### Stated task
Quote from the first line below through the line that contains "-115000, -150000, -165000, -170000, -180000, -200000, -260000]", both included, and leave the pictures out.
○ ○ ○
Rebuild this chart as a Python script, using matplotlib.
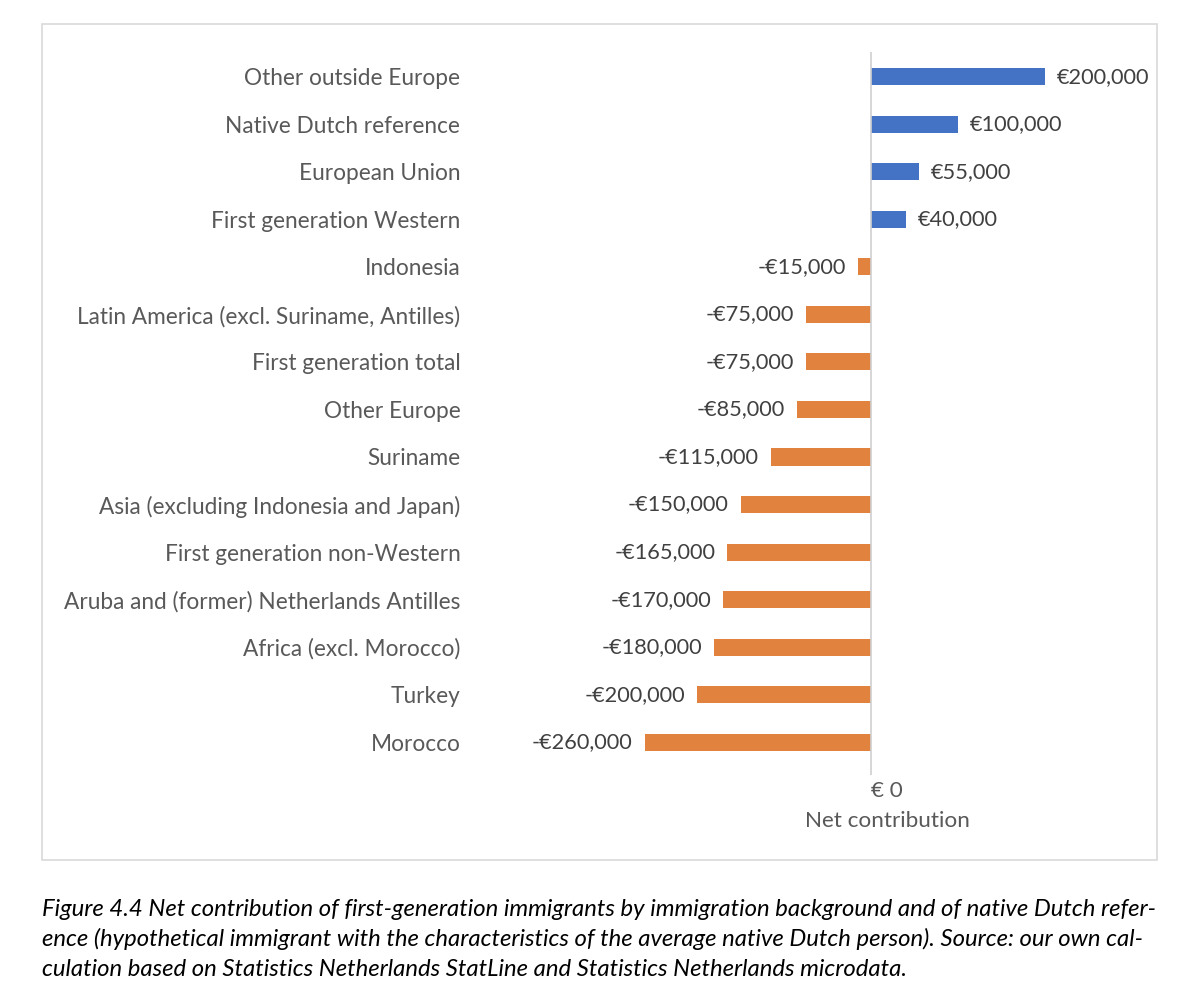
import matplotlib.pyplot as plt
from matplotlib.patches import Rectangle

categories = [
    'Other outside Europe',
    'Native Dutch reference',
    'European Union',
    'First generation Western',
    'Indonesia',
    'Latin America (excl. Suriname, Antilles)',
    'First generation total',
    'Other Europe',
    'Suriname',
    'Asia (excluding Indonesia and Japan)',
    'First generation non-Western',
    'Aruba and (former) Netherlands Antilles',
    'Africa (excl. Morocco)',
    'Turkey',
    'Morocco',
]
values = [200000, 100000, 55000, 40000, -15000, -75000, -75000, -85000,
          -115000, -150000, -165000, -170000, -180000, -200000, -260000]

caption_lines = [
    'Figure 4.4 Net contribution of first-generation immigrants by immigration background and of native Dutch refer-',
    'ence (hypothetical immigrant with the characteristics of the average native Dutch person). Source: our own cal-',
    'culation based on Statistics Netherlands StatLine and Statistics Netherlands microdata.',
]

W, H = 1200, 1001
plt.rcParams['font.family'] = ['Lato', 'DejaVu Sans']

fig = plt.figure(figsize=(W / 100, H / 100), dpi=100)

# outer chart frame
fig.patches.append(Rectangle((42 / W, 1 - 860 / H), (1157 - 42) / W, (860 - 24) / H,
                             transform=fig.transFigure, fill=False,
                             edgecolor='#D9D9D9', linewidth=1.2))

ax_l, ax_r, ax_t, ax_b = 470, 1150, 52, 775
ax = fig.add_axes([ax_l / W, 1 - ax_b / H, (ax_r - ax_l) / W, (ax_b - ax_t) / H])

px_per_unit = 174 / 200000
zero_px = 871
ax.set_xlim(-(zero_px - ax_l) / px_per_unit, (ax_r - zero_px) / px_per_unit)
ax.set_ylim(14.69, -0.52)

ys = list(range(len(categories)))
colors = ['#4472C4' if v > 0 else '#E2823F' for v in values]
ax.barh(ys, values, height=0.36, color=colors, zorder=2)
ax.axvline(0, color='#D0D0D0', linewidth=1.2, zorder=3)

for y, v in zip(ys, values):
    if v >= 0:
        ax.annotate(f'€{v:,}', (v, y), xytext=(12, 0), textcoords='offset pixels',
                    ha='left', va='center', fontsize=15.7, color='#404040')
    else:
        ax.annotate(f'-€{-v:,}', (v, y), xytext=(-12, 0), textcoords='offset pixels',
                    ha='right', va='center', fontsize=15.7, color='#404040')

ax.set_yticks(ys)
ax.set_yticklabels(categories, fontsize=16.3, color='#595959')
ax.tick_params(axis='y', length=0, pad=7)
ax.set_xticks([])
# zero tick label and axis title, placed as Excel does (slightly right of zero)
ax.annotate('€ 0', (0, 14.69), xytext=(16, -16), textcoords='offset pixels',
            ha='center', va='center', fontsize=16.2, color='#595959',
            annotation_clip=False)
ax.annotate('Net contribution', (0, 14.69), xytext=(16, -46), textcoords='offset pixels',
            ha='center', va='center', fontsize=16.2, color='#595959',
            annotation_clip=False)
for s in ax.spines.values():
    s.set_visible(False)

for i, line in enumerate(caption_lines):
    fig.text(42 / W, 1 - (909 + 30 * i) / H, line, fontsize=17.2, style='italic',
             color='black', ha='left', va='center')

fig.savefig('out.png', dpi=100)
○ ○ ○
### Exercise solution
Rebuild this chart as a Python script, using matplotlib.
import matplotlib.pyplot as plt
from matplotlib.patches import Rectangle

categories = [
    'Other outside Europe',
    'Native Dutch reference',
    'European Union',
    'First generation Western',
    'Indonesia',
    'Latin America (excl. Suriname, Antilles)',
    'First generation total',
    'Other Europe',
    'Suriname',
    'Asia (excluding Indonesia and Japan)',
    'First generation non-Western',
    'Aruba and (former) Netherlands Antilles',
    'Africa (excl. Morocco)',
    'Turkey',
    'Morocco',
]
values = [200000, 100000, 55000, 40000, -15000, -75000, -75000, -85000,
          -115000, -150000, -165000, -170000, -180000, -200000, -260000]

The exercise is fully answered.